After discontinuing his PhD. in English at Queen’s University, Mr. Crummey published three books of poetry and a collection of short stories and then began work on the novel that would become The River Thieves. Short listed for the Giller Prize in 2001 and published in the U.S., U.K., France and Holland, this epic tale of early Newfoundland settlers and the Beothuk was a national bestseller. The Wreckage, published in 2005, is the story of young Newfoundland soldier Wish Fury and his beloved Sadie Parsons. It was nominated for the 2007 IMPAC Dublin Literary Award.
This will be Mr. Crummey’s first stint as writer in residence and he is looking forward to working with people at various levels of experience in different genres. “I have always enjoyed being a second set of eyes for other writers, trying to point out things that are working well and things that need work,” says Mr. Crummey. Previous writers in residence Lisa Moore and Don McKay have highly recommended the position at Memorial, says Mr. Crummey, both agreeing that the biggest challenge is protecting time for the writer’s own work.
Mr. Crummey is currently nearing the end of the first draft of a new novel which he hopes to complete through the course of his residency at the university. He also intends to make great use of the Folklore Archives and the Centre for Newfoundland Studies while on campus. The best thing about being a writer in Newfoundland, according to Mr. Crummey? “Being mentioned in the same breath as Lisa Moore and Michael Winter, Wayne Johnston, Joel Hynes, Bernice Morgan and Carmelita McGrath and Ken Harvey, Mary Dalton and Agnes Walsh and on and on. There is an amazing wealth of talent coming out of here at the moment and it’s nice to feel like part of the wave.” Crummey says that despite his success, he still occasionally struggles with thinking of himself as a writer – “that’s just part of the job, I think.”
Back in St. John’s now for the past eight years, Mr. Crummey lives in Wedgewood Park with his family of three kids and two dogs. He and his wife Holly spend as much time as possible at their house in Western Bay, which is the outport his father was born and raised in. 
The Faculty of Arts and the English Department together are sponsoring Michael Crummey’s four-month stint as Memorial’s writer in residence for the Winter 2008 term. The writer in residence serves as a resource for the entire community, meeting with writers at any stage, working in any genre. This service is provided free of charge, and is available to everyone, not just those with ties to the university.
Jennifer Lokash is on the faculty of the English Department and a former co-chair (with Danine Farquharson) of the writer in residence committee. 

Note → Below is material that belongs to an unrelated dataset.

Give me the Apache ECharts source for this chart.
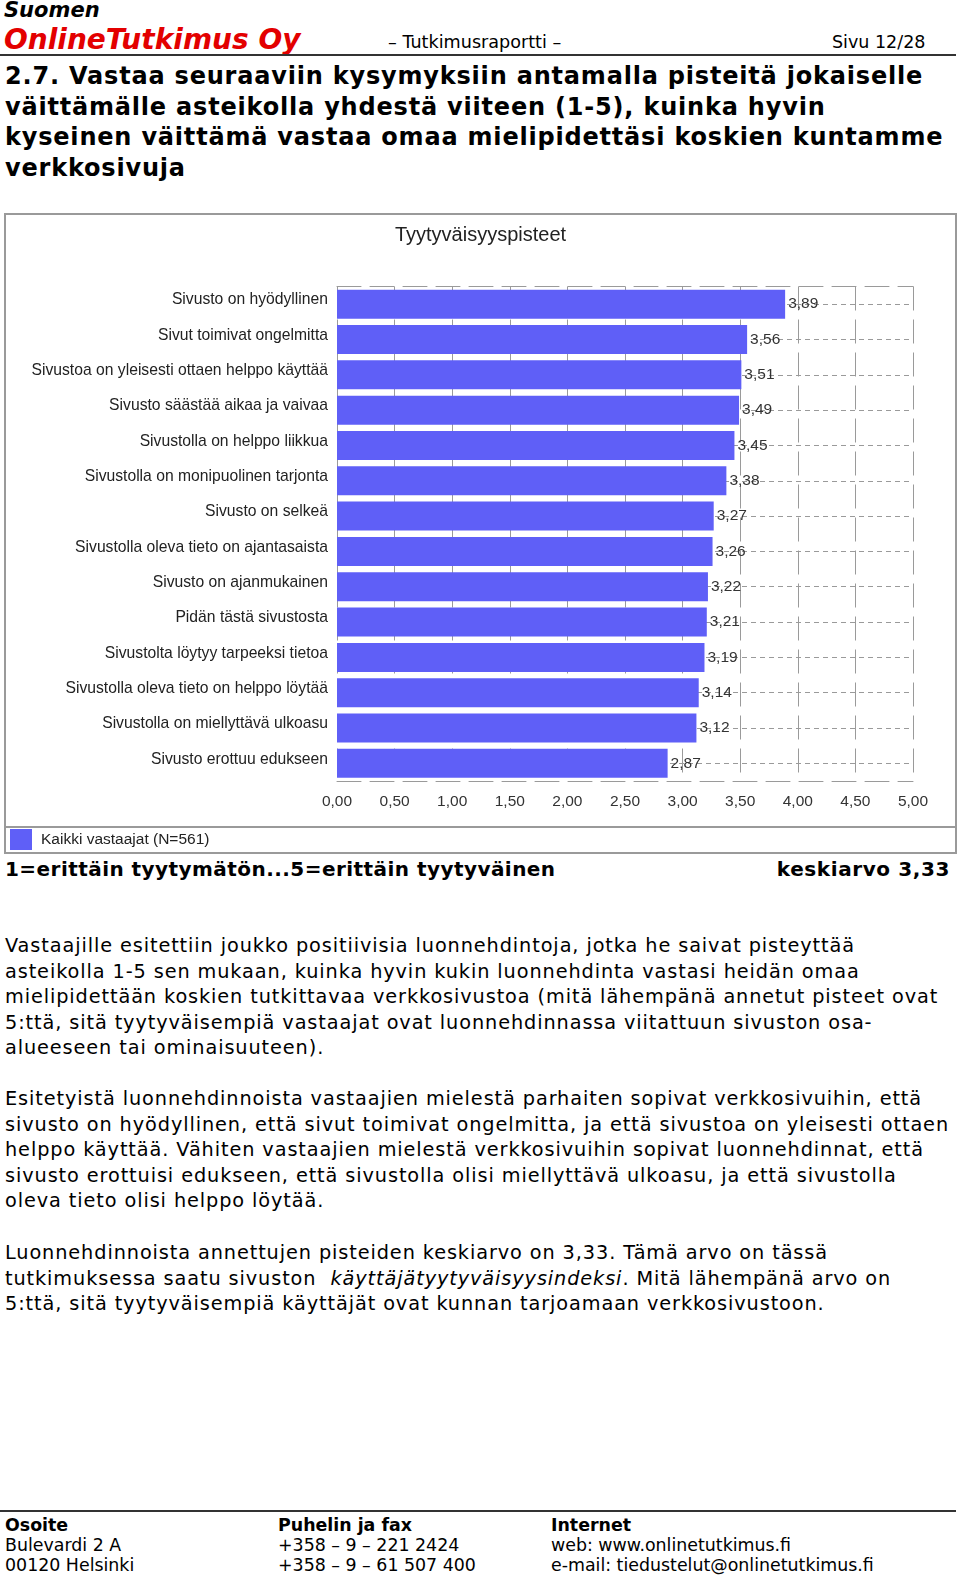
<!DOCTYPE html>
<html><head><meta charset="utf-8">
<script src="https://cdn.jsdelivr.net/npm/echarts@6/dist/echarts.min.js"></script>
<style>
html,body{margin:0;padding:0;background:#fff;}
body{width:960px;height:1576px;position:relative;overflow:hidden;font-family:"DejaVu Sans",Verdana,sans-serif;color:#000;}
.abs{position:absolute;white-space:nowrap;}
.rule{position:absolute;left:0;width:956px;height:2px;background:#333;}
#suomen{left:4px;top:-2px;line-height:24px;font-style:italic;font-weight:bold;font-size:21px;}
#brand{left:4px;top:23px;line-height:34px;font-style:italic;font-weight:bold;font-size:28px;color:#e30000;}
#rap{left:388px;top:32px;line-height:20px;font-size:17.6px;}
#sivu{left:832px;top:32px;line-height:20px;font-size:17.5px;}
#heading{left:5px;top:61px;line-height:30.5px;font-weight:bold;font-size:24px;letter-spacing:0.8px;}
#chart{position:absolute;left:4px;top:213px;width:953px;height:641px;}
#scale{left:5px;top:857px;line-height:25px;font-weight:bold;font-size:20px;letter-spacing:0.45px;}
#mean{right:10px;top:857px;line-height:25px;font-weight:bold;font-size:20px;letter-spacing:0.6px;}
.para{left:5px;line-height:25.55px;font-size:19.3px;letter-spacing:0.9px;}
#p1{top:933px;}
#p2{top:1086px;}
#p3{top:1240px;}
.foot{top:1515px;line-height:20.1px;font-size:17.4px;}
.foot b{font-weight:bold;}
</style></head>
<body>
<div class="abs" id="suomen">Suomen</div>
<div class="abs" id="brand">OnlineTutkimus Oy</div>
<div class="abs" id="rap">– Tutkimusraportti –</div>
<div class="abs" id="sivu">Sivu 12/28</div>
<div class="rule" style="top:54px"></div>
<div class="abs" id="heading">2.7. Vastaa seuraaviin kysymyksiin antamalla pisteitä jokaiselle<br>väittämälle asteikolla yhdestä viiteen (1-5), kuinka hyvin<br>kyseinen väittämä vastaa omaa mielipidettäsi koskien kuntamme<br>verkkosivuja</div>
<div id="chart"></div>
<div class="abs" id="scale">1=erittäin tyytymätön...5=erittäin tyytyväinen</div>
<div class="abs" id="mean">keskiarvo 3,33</div>
<div class="abs para" id="p1">Vastaajille esitettiin joukko positiivisia luonnehdintoja, jotka he saivat pisteyttää<br>asteikolla 1-5 sen mukaan, kuinka hyvin kukin luonnehdinta vastasi heidän omaa<br>mielipidettään koskien tutkittavaa verkkosivustoa (mitä lähempänä annetut pisteet ovat<br>5:ttä, sitä tyytyväisempiä vastaajat ovat luonnehdinnassa viitattuun sivuston osa-<br>alueeseen tai ominaisuuteen).</div>
<div class="abs para" id="p2">Esitetyistä luonnehdinnoista vastaajien mielestä parhaiten sopivat verkkosivuihin, että<br>sivusto on hyödyllinen, että sivut toimivat ongelmitta, ja että sivustoa on yleisesti ottaen<br>helppo käyttää. Vähiten vastaajien mielestä verkkosivuihin sopivat luonnehdinnat, että<br>sivusto erottuisi edukseen, että sivustolla olisi miellyttävä ulkoasu, ja että sivustolla<br>oleva tieto olisi helppo löytää.</div>
<div class="abs para" id="p3">Luonnehdinnoista annettujen pisteiden keskiarvo on 3,33. Tämä arvo on tässä<br>tutkimuksessa saatu sivuston &nbsp;<i>käyttäjätyytyväisyysindeksi</i>. Mitä lähempänä arvo on<br>5:ttä, sitä tyytyväisempiä käyttäjät ovat kunnan tarjoamaan verkkosivustoon.</div>
<div class="rule" style="top:1510px"></div>
<div class="abs foot" style="left:5px"><b>Osoite</b><br>Bulevardi 2 A<br>00120 Helsinki</div>
<div class="abs foot" style="left:278px"><b>Puhelin ja fax</b><br>+358 – 9 – 221 2424<br>+358 – 9 – 61 507 400</div>
<div class="abs foot" style="left:551px"><b>Internet</b><br>web: www.onlinetutkimus.fi<br>e-mail: tiedustelut@onlinetutkimus.fi</div>
<script>
const chartTitle = 'Tyytyväisyyspisteet';
const seriesName = 'Kaikki vastaajat (N=561)';
const categories = [
  'Sivusto on hyödyllinen',
  'Sivut toimivat ongelmitta',
  'Sivustoa on yleisesti ottaen helppo käyttää',
  'Sivusto säästää aikaa ja vaivaa',
  'Sivustolla on helppo liikkua',
  'Sivustolla on monipuolinen tarjonta',
  'Sivusto on selkeä',
  'Sivustolla oleva tieto on ajantasaista',
  'Sivusto on ajanmukainen',
  'Pidän tästä sivustosta',
  'Sivustolta löytyy tarpeeksi tietoa',
  'Sivustolla oleva tieto on helppo löytää',
  'Sivustolla on miellyttävä ulkoasu',
  'Sivusto erottuu edukseen'
];
const values = [3.89, 3.56, 3.51, 3.49, 3.45, 3.38, 3.27, 3.26, 3.22, 3.21, 3.19, 3.14, 3.12, 2.87];
const axisMin = 0, axisMax = 5, axisStep = 0.5;

const FONT = '"Liberation Sans", Arial, sans-serif';
const fmt = v => Number(v).toFixed(2).replace('.', ',');
const gridColor = '#9a9a9a';
const chart = echarts.init(document.getElementById('chart'), null, {renderer: 'canvas'});
chart.setOption({
  animation: false,
  backgroundColor: '#fff',
  title: {text: chartTitle, left: 'center', top: 7,
    textStyle: {fontFamily: FONT, fontSize: 20, fontWeight: 'normal', color: '#222'}},
  legend: {data: [seriesName], left: 6, top: 616, padding: 0, itemWidth: 22, itemHeight: 21, icon: 'rect',
    itemGap: 10, textStyle: {fontFamily: FONT, fontSize: 15.5, color: '#222', padding: [0, 0, 0, 4]}},
  grid: {left: 333, top: 73.5, width: 576, height: 494.5, containLabel: false},
  xAxis: [
    {type: 'value', min: axisMin, max: axisMax, interval: axisStep, position: 'bottom',
     axisLine: {show: true, onZero: false, lineStyle: {color: gridColor, type: [24, 9]}},
     axisTick: {show: false},
     axisLabel: {formatter: fmt, fontFamily: FONT, fontSize: 15.5, color: '#333', margin: 13},
     splitLine: {show: true, lineStyle: {color: gridColor, type: [24, 9], width: 1}}},
    {type: 'value', min: axisMin, max: axisMax, interval: axisStep, position: 'top',
     axisLine: {show: true, onZero: false, lineStyle: {color: gridColor, type: [24, 9]}},
     axisTick: {show: false}, axisLabel: {show: false}, splitLine: {show: false}}
  ],
  yAxis: {type: 'category', data: categories, inverse: true,
    axisLine: {show: false}, axisTick: {show: false}, splitLine: {show: false},
    axisLabel: {fontFamily: FONT, fontSize: 15.7, color: '#222', margin: 9,
      verticalAlign: 'bottom', lineHeight: 8}},
  series: [
    {type: 'scatter', name: 'rows', xAxisIndex: 0, data: values.map((v, i) => [v, i]),
     symbolSize: 0, silent: true, z: 1, tooltip: {show: false},
     markLine: {symbol: 'none', silent: true, z: 1, label: {show: false}, animation: false,
       lineStyle: {color: gridColor, type: [5, 4], width: 1},
       data: categories.map((c, i) => ({yAxis: i}))}},
    {type: 'bar', name: seriesName, xAxisIndex: 0, data: values, barWidth: 29, z: 3,
     itemStyle: {color: '#5f5ff7'},
     label: {show: true, position: 'right', distance: 3, formatter: p => fmt(p.value),
       fontFamily: FONT, fontSize: 15.5, color: '#333'}}
  ],
  graphic: [
    {type: 'rect', z: 100, shape: {x: 1, y: 1, width: 951, height: 613},
     style: {fill: null, stroke: '#9a9a9a', lineWidth: 2}},
    {type: 'rect', z: 100, shape: {x: 1, y: 614, width: 951, height: 26},
     style: {fill: null, stroke: '#9a9a9a', lineWidth: 2}}
  ]
});
</script>
</body></html>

She had this to say about Michael Crummey’s appointment: “We're thrilled to have someone of Michael's stature as our current writer in residence - it's a huge asset to Memorial and to the community at large to be able to offer his expertise to aspiring writers. It is also wonderful to know that the Department of English and Memorial University--Michael's alma mater--is helping to facilitate his ongoing creative work, which is so powerfully connected to Newfoundland and Labrador. We're very grateful to the Canada Council and to the Faculty of Arts for making this possible.”
Michael Crummey will also hold drop-in office hours in room A-3038 of the Arts and Administration Building. These will occur on Tuesday and Wednesday afternoons from 1 – 3 p.m., beginning Jan. 15, 2008. Writers who can’t meet with Mr. Crummey during office hours are asked to try to set up an appointment with him via phone or email for another time.